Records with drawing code

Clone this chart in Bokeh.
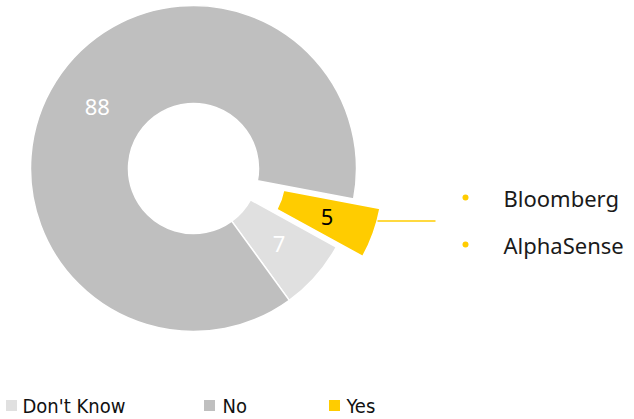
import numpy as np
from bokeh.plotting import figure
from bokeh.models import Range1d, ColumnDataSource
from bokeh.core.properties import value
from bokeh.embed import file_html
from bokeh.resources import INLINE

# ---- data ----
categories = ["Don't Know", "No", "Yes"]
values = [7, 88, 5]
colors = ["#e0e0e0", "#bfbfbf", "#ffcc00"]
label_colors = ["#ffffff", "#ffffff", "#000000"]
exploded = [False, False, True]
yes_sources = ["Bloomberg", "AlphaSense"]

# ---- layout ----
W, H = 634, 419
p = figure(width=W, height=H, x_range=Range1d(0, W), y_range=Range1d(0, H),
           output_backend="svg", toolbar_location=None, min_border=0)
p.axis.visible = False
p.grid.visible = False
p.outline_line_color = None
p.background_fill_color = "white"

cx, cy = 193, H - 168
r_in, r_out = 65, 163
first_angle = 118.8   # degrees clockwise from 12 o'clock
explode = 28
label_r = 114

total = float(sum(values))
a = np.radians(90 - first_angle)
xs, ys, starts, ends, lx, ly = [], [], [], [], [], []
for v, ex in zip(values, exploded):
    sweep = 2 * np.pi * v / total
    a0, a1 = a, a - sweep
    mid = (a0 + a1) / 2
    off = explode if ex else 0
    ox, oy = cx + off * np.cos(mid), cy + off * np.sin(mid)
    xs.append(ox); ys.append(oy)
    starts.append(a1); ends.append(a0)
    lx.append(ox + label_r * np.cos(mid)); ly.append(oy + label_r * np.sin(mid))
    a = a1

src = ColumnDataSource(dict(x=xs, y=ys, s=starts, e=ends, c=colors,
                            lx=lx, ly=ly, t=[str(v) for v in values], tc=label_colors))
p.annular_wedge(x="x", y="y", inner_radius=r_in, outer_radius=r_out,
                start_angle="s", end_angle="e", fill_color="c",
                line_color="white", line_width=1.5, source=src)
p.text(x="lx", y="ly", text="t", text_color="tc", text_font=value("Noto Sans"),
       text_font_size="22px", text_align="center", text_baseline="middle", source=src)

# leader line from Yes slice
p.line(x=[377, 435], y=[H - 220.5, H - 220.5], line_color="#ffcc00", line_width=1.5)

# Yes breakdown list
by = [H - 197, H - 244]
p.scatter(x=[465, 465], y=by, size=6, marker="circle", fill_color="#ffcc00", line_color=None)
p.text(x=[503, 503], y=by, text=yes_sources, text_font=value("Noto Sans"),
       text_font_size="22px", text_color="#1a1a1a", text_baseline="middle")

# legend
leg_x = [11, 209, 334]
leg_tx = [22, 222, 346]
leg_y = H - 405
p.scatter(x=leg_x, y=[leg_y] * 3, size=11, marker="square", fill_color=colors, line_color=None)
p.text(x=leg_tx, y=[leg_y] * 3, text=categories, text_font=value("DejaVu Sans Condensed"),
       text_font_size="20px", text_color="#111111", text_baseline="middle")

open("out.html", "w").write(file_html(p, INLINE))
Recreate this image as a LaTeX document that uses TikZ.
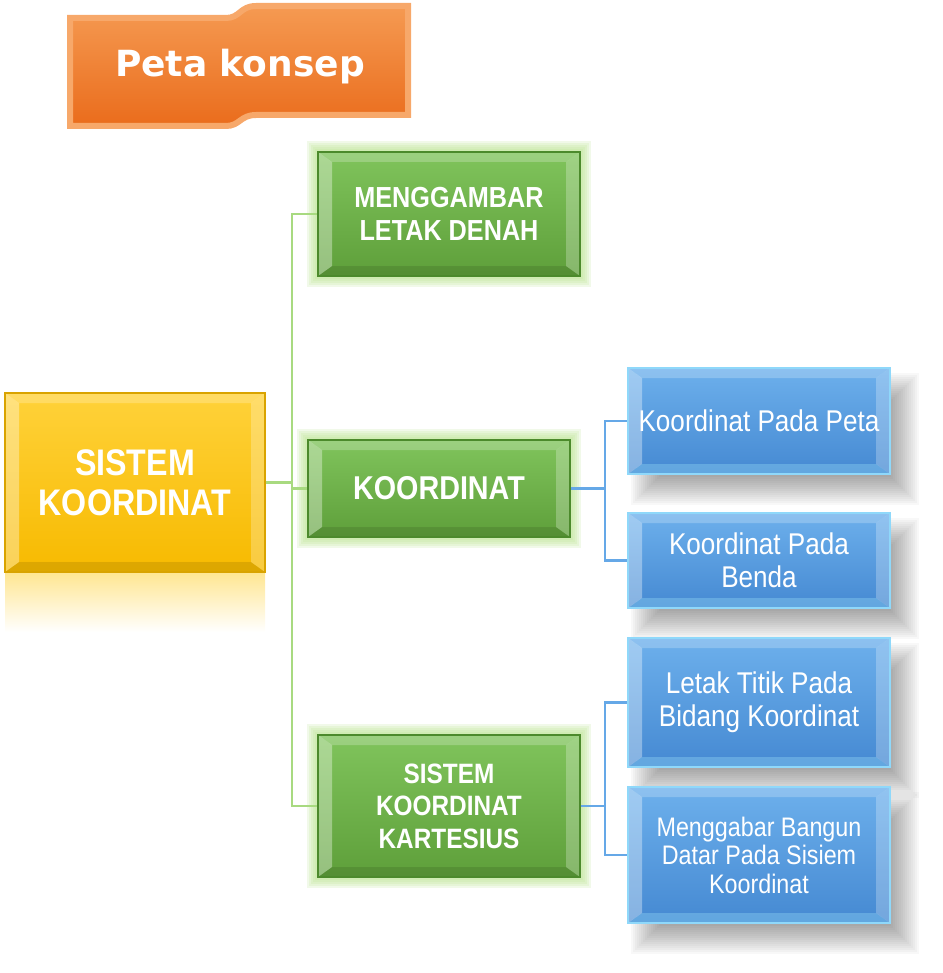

**TASK PROMPT**. Transcribe the material exactly, keeping every word and none of the pictures.

**ANSWER TO THE PROBLEM**.
Clone this chart in Bokeh.
import numpy as np
from bokeh.plotting import figure
from bokeh.models import Range1d, ColumnDataSource
from bokeh.core.properties import value
from bokeh.embed import file_html
from bokeh.resources import INLINE

# ---- data ----
categories = ["Don't Know", "No", "Yes"]
values = [7, 88, 5]
colors = ["#e0e0e0", "#bfbfbf", "#ffcc00"]
label_colors = ["#ffffff", "#ffffff", "#000000"]
exploded = [False, False, True]
yes_sources = ["Bloomberg", "AlphaSense"]

# ---- layout ----
W, H = 634, 419
p = figure(width=W, height=H, x_range=Range1d(0, W), y_range=Range1d(0, H),
           output_backend="svg", toolbar_location=None, min_border=0)
p.axis.visible = False
p.grid.visible = False
p.outline_line_color = None
p.background_fill_color = "white"

cx, cy = 193, H - 168
r_in, r_out = 65, 163
first_angle = 118.8   # degrees clockwise from 12 o'clock
explode = 28
label_r = 114

total = float(sum(values))
a = np.radians(90 - first_angle)
xs, ys, starts, ends, lx, ly = [], [], [], [], [], []
for v, ex in zip(values, exploded):
    sweep = 2 * np.pi * v / total
    a0, a1 = a, a - sweep
    mid = (a0 + a1) / 2
    off = explode if ex else 0
    ox, oy = cx + off * np.cos(mid), cy + off * np.sin(mid)
    xs.append(ox); ys.append(oy)
    starts.append(a1); ends.append(a0)
    lx.append(ox + label_r * np.cos(mid)); ly.append(oy + label_r * np.sin(mid))
    a = a1

src = ColumnDataSource(dict(x=xs, y=ys, s=starts, e=ends, c=colors,
                            lx=lx, ly=ly, t=[str(v) for v in values], tc=label_colors))
p.annular_wedge(x="x", y="y", inner_radius=r_in, outer_radius=r_out,
                start_angle="s", end_angle="e", fill_color="c",
                line_color="white", line_width=1.5, source=src)
p.text(x="lx", y="ly", text="t", text_color="tc", text_font=value("Noto Sans"),
       text_font_size="22px", text_align="center", text_baseline="middle", source=src)

# leader line from Yes slice
p.line(x=[377, 435], y=[H - 220.5, H - 220.5], line_color="#ffcc00", line_width=1.5)

# Yes breakdown list
by = [H - 197, H - 244]
p.scatter(x=[465, 465], y=by, size=6, marker="circle", fill_color="#ffcc00", line_color=None)
p.text(x=[503, 503], y=by, text=yes_sources, text_font=value("Noto Sans"),
       text_font_size="22px", text_color="#1a1a1a", text_baseline="middle")

# legend
leg_x = [11, 209, 334]
leg_tx = [22, 222, 346]
leg_y = H - 405
p.scatter(x=leg_x, y=[leg_y] * 3, size=11, marker="square", fill_color=colors, line_color=None)
p.text(x=leg_tx, y=[leg_y] * 3, text=categories, text_font=value("DejaVu Sans Condensed"),
       text_font_size="20px", text_color="#111111", text_baseline="middle")

open("out.html", "w").write(file_html(p, INLINE))
Recreate this image as a LaTeX document that uses TikZ.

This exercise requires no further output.